As other posters have mentioned, offshore is significantly more economical for a number of reasons (stronger, more consistent wind; large tracts of available area for large-scale farms; the capability to build turbines much taller where they can access stronger winds) - so instead I'll mention another problem facing offshore turbines other than corrosion: the air.
It turns out that offshore, the air contains a lot of minerals and water droplets that make it much more abrasive than the air over land. This is a particular problem for turbine blades, as their leading edge is moving through the air at a significant speed: enough to gradually ablate away the leading edge material! Consequently, offshore turbine blades need to be replaced more often than onshore turbine blades. This is one of the reasons that larger turbines are more economical: fewer larger turbines mean fewer, larger blades that need to be periodically replaced.
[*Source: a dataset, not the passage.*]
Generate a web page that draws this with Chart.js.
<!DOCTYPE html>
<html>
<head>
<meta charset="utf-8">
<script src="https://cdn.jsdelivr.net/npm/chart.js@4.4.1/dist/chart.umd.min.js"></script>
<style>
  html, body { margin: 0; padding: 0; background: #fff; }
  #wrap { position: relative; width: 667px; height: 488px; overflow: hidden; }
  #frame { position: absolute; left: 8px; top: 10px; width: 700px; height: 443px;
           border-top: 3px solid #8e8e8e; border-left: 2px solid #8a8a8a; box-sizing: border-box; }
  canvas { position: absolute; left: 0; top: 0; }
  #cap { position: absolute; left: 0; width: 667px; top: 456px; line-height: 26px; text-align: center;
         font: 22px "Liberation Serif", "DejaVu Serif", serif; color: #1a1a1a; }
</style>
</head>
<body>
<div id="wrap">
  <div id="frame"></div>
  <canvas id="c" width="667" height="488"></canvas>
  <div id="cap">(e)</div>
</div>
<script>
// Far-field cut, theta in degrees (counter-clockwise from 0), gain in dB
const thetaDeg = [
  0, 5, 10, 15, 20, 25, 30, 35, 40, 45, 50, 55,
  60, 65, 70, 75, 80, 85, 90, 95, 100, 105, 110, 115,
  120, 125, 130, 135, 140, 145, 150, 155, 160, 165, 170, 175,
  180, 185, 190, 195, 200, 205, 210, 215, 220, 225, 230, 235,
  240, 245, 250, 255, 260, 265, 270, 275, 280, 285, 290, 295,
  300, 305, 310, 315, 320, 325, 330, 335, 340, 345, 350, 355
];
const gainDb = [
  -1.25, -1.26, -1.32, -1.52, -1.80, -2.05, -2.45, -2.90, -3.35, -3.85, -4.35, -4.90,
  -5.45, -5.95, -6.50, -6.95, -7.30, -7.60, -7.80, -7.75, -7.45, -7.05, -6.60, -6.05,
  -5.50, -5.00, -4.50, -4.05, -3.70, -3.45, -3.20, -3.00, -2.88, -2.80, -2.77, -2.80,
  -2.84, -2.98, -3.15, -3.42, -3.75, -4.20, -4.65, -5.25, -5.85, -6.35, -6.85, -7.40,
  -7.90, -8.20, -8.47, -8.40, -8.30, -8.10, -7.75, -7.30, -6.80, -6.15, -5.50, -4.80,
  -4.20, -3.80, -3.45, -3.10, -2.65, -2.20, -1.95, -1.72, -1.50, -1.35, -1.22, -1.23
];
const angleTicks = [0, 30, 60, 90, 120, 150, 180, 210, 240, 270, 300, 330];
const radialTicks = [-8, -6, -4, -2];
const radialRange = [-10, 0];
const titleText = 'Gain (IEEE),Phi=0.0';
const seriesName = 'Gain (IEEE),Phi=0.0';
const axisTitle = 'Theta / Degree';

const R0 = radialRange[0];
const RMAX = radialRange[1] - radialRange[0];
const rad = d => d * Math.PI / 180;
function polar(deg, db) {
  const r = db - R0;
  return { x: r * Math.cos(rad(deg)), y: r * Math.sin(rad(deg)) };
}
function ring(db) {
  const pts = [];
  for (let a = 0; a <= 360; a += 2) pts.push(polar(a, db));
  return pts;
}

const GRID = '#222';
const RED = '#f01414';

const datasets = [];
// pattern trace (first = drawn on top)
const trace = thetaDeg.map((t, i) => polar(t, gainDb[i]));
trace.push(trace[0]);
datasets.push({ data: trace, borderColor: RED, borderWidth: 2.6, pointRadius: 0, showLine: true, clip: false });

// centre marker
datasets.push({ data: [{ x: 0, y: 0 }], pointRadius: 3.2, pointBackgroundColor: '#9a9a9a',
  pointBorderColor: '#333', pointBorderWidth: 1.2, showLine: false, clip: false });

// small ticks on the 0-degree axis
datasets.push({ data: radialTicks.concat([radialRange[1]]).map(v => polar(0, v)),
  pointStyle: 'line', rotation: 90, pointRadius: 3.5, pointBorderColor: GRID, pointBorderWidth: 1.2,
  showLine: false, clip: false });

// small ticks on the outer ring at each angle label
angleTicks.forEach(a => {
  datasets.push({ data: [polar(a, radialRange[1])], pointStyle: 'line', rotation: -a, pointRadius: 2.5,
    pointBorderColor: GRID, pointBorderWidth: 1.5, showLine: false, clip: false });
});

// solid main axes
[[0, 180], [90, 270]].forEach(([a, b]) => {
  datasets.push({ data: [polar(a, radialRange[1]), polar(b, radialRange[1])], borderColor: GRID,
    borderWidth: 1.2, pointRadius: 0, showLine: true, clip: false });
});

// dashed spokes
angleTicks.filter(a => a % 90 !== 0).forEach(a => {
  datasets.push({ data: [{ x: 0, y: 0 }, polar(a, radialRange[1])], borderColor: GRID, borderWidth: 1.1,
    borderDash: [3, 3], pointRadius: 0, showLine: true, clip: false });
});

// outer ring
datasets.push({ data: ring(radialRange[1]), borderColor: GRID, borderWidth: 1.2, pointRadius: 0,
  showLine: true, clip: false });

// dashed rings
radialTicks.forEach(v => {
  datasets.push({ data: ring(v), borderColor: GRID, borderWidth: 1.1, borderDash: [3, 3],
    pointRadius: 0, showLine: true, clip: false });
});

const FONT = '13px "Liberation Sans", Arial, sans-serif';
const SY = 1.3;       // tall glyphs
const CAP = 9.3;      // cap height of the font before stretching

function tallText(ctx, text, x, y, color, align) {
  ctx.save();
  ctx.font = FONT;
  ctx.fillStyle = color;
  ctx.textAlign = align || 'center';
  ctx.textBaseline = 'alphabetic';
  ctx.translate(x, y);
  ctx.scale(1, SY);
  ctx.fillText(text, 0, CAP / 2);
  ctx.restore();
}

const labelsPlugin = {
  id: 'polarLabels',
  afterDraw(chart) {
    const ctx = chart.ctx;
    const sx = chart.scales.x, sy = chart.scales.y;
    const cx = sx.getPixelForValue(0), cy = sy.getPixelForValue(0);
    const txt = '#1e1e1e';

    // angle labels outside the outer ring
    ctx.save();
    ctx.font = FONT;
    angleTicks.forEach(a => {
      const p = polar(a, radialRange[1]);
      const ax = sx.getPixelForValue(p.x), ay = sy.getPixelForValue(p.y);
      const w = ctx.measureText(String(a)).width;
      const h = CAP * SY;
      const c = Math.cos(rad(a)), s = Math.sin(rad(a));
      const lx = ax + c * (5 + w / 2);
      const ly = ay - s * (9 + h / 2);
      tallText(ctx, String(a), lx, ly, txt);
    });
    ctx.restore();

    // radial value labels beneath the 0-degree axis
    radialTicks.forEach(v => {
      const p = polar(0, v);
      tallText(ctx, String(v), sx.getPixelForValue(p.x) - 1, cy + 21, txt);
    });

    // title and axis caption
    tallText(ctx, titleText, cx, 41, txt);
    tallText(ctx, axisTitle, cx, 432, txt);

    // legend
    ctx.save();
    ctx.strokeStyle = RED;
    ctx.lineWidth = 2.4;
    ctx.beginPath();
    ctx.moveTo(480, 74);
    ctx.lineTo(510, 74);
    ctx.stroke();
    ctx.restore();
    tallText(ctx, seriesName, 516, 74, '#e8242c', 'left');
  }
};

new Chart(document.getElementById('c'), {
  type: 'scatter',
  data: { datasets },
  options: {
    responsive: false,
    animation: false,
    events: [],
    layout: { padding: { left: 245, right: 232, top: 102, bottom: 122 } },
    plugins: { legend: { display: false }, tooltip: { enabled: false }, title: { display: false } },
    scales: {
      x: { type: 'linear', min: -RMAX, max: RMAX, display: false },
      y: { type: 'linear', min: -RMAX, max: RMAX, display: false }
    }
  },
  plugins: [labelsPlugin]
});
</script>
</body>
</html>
It's possible to build bigger turbines at sea, which are more efficient. The limitation on land is transporting the blades which often requires roads to be modified.
It’s not so much “not in my back yard” as there is no back yard big enough. The article says the new digger bank wind farm will be as big as Yorkshire, which is really very big (in UK terms)
Not just more consistent, but also usually stronger. Currently, for example, wind speeds over the North Sea and the Baltic are stronger than over the adjacent land, and the change at the coastline is quite striking (I'm assuming that the model behind this map is reasonably accurate in that regard.)
As I understand it this technology has developed because the government (David Cameron) essentially banned onshore wind by removing the subsidies for it.
They changed the rules back again last year though [1].
Especially in a geographically pretty small country like the UK, NIMBY (or indeed anyone else's back yard) may be a perfectly valid argument. These things are big and somewhat noisy.
Somebody posted a link to the YouTube video that showed a Dutch turbine exploding. In the description it said pieces went 500 meters. So there probably needs to be a physical safety zone of 1km or more, not that turbines seem to explode very often.
Corrosion on the submerged parts is quite simple to mitigate with sacrificial as also used on ships. The hard part is the splash zone which is only intermittently submerged.
There's a huge amount of experience in this area from oil and gas infrastructure; there've been large-scale offshore rigs in the North Sea since the 60s.
It turns out that offshore, the air contains a lot of minerals and water droplets that make it much more abrasive than the air over land. This is a particular problem for turbine blades, as their leading edge is moving through the air at a significant speed: enough to gradually ablate away the leading edge material! Consequently, offshore turbine blades need to be replaced more often than onshore turbine blades. This is one of the reasons that larger turbines are more economical: fewer larger turbines mean fewer, larger blades that need to be periodically replaced.